Western Kentucky put up 35 points on Mark Stoops' new Kentucky team last week and they'll look to do the same against Butch Jones and the Volunteers on Saturday.
The Volunteers' cornerbacks are vulnerable. One is an underachieving Justin Coleman while the other is true freshman Cameron Sutton. Quick screens, wheel routes like the one Austin Peay executed and misdirection are the keys to an effective offensive game plan.
Head coach Butch Jones has said that "eye discipline" is important for the Vols. If they aren't disciplined, the Hilltoppers will take advantage.
On defense, forcing Tennessee quarterback Justin Worley to get rid of the ball could lead to turnover opportunities. He's new to the job and has three starting receivers with less than three two years of combined college experience.
Of course, beating the Tennessee offensive line is a massive undertaking.
Cameron Sutton, CB
The freshman starter for Tennessee will be picked on by offensive guru Bobby Petrino. After all, the head coach of Western Kentucky has been known to draw up passing plays that account for the location of the referee, so that he can be used as a screen.
The reason Sutton got the starting job when Riyahd Jones went down is because of his cool composure. That composure will be tested this weekend and will be something to keep an eye on.
Marquez North, WR
The other true freshman starter was also the Vols' leading receiver against Austin Peay. There were some jitters, though. He had a couple tough passes that could have been caught, but were dropped. Judging by his body language, North believed he should have reeled them in.
Western Kentucky provides a great step up in competition. North only had three receptions in his first game, but it's clear that he's not a typical freshman. A big play from North is part of the winning formula.
A.J. Johnson, LB
In limited playing because of the blowout win last week, Johnson tallied only two tackles in his first game as a potential 2013 All-SEC linebacker. His ability to stop the Hilltoppers' running game might be the most important defensive factor in the game.
Antonio Andrews, RB
Andrews rushed for 99 yards against the strong front seven of Kentucky. He ran for over 125 yards seven times last year and had more than 400 receiving yards. He's easily the most important player on Western Kentucky's offense.
If an upset is in the stars, expect Andrews to play a key role in it.
Andrew Jackson, LB
The Antonio Andrews of the defense is Jackson. He racked up 122 total tackles in 2012, including 20 against Florida Atlantic. In SEC games, Jackson has averaged 8.75 tackles. If it's important for Rajion Neal to get going early, then blocking Jackson is integral to that strategy.

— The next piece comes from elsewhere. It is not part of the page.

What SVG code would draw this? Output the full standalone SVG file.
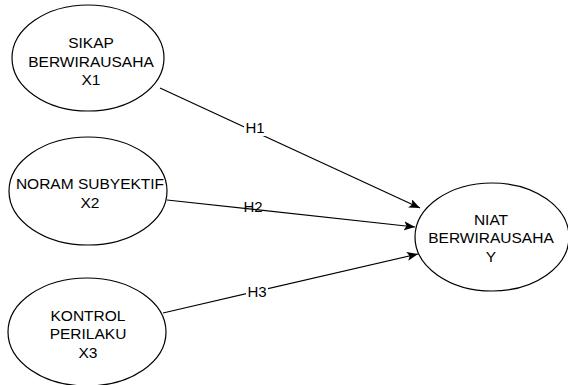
<svg xmlns="http://www.w3.org/2000/svg" width="568" height="385" viewBox="0 0 568 385">
<style>
.n{fill:#fff;stroke:#000;stroke-width:1.2}
.t{font-family:"Liberation Sans",Arial,sans-serif;font-size:15.5px;fill:#000;text-anchor:middle}
.e{fill:none;stroke:#000;stroke-width:1.2}
.l{font-family:"Liberation Sans",Arial,sans-serif;font-size:15px;fill:#000;text-anchor:middle}
</style>
<defs>
<marker id="a" markerUnits="userSpaceOnUse" markerWidth="12" markerHeight="10" refX="11" refY="4.5" orient="auto">
<path d="M0,0 L11,4.5 L0,9 L2.5,4.5 Z" fill="#000"/>
</marker>
</defs>
<rect width="568" height="385" fill="#fff"/>
<g id="edges">
<line class="e" x1="160" y1="88" x2="420" y2="208" marker-end="url(#a)"/>
<line class="e" x1="167" y1="200" x2="415" y2="227" marker-end="url(#a)"/>
<line class="e" x1="163" y1="313" x2="418" y2="254" marker-end="url(#a)"/>
<rect x="244" y="118" width="22" height="18" fill="#fff"/>
<text class="l" x="255" y="133">H1</text>
<text class="l" x="253" y="212">H2</text>
<rect x="246" y="283" width="22" height="18" fill="#fff"/>
<text class="l" x="257" y="297">H3</text>
</g>
<g id="x1">
<ellipse class="n" cx="88" cy="58" rx="76" ry="53"/>
<text class="t" x="91" y="48">SIKAP</text>
<text class="t" x="91" y="67">BERWIRAUSAHA</text>
<text class="t" x="91" y="85">X1</text>
</g>
<g id="x2">
<ellipse class="n" cx="88" cy="191" rx="79" ry="54"/>
<text class="t" x="90" y="189">NORAM SUBYEKTIF</text>
<text class="t" x="90" y="208">X2</text>
</g>
<g id="x3">
<ellipse class="n" cx="87" cy="332" rx="79" ry="54"/>
<text class="t" x="88" y="321">KONTROL</text>
<text class="t" x="88" y="339">PERILAKU</text>
<text class="t" x="88" y="358">X3</text>
</g>
<g id="y">
<ellipse class="n" cx="492" cy="237" rx="77" ry="54"/>
<text class="t" x="491" y="225">NIAT</text>
<text class="t" x="491" y="243">BERWIRAUSAHA</text>
<text class="t" x="491" y="262">Y</text>
</g>
</svg>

"Andrew [Jackson] is as good of a linebacker as I've seen in a long, long time. He can impact the football game. He can change the course of a football game and I think they feed off his energy."
Butch Jones on Western Kentucky from his Monday press conference, via UTsports.com:
They're well coached, they're very dynamic on offense. They're going to challenge you defensively just because of the different personnel groupings they use... we're going to have to be extremely disciplined.
We get to watch them on video from last week's game. They're very very good, very sound in their technique, very well coached. We're going to see how match up with them when we get going against them.
Tennessee is favored by 14 points over Western Kentucky. The Volunteers opened as a nine-point favorite, but strong betting on the side of the Big Orange pushed that spread wider.
This is going to be a very good game and I am excited. It's fun to see what your players and new coaches can do against a solid opponent and Western Kentucky is exactly that.
The Hilltoppers will put up some points, there's no doubt about that. Bobby Petrino has been scoring lots of a points for a long time, but the Volunteers will hold their own on defense.
Marquez North has a big touchdown catch in him and the true power of the Tennessee offensive line still hasn't been realized.
I expect a close game for at least three quarters with the Vols being able to get a little breathing room by the end.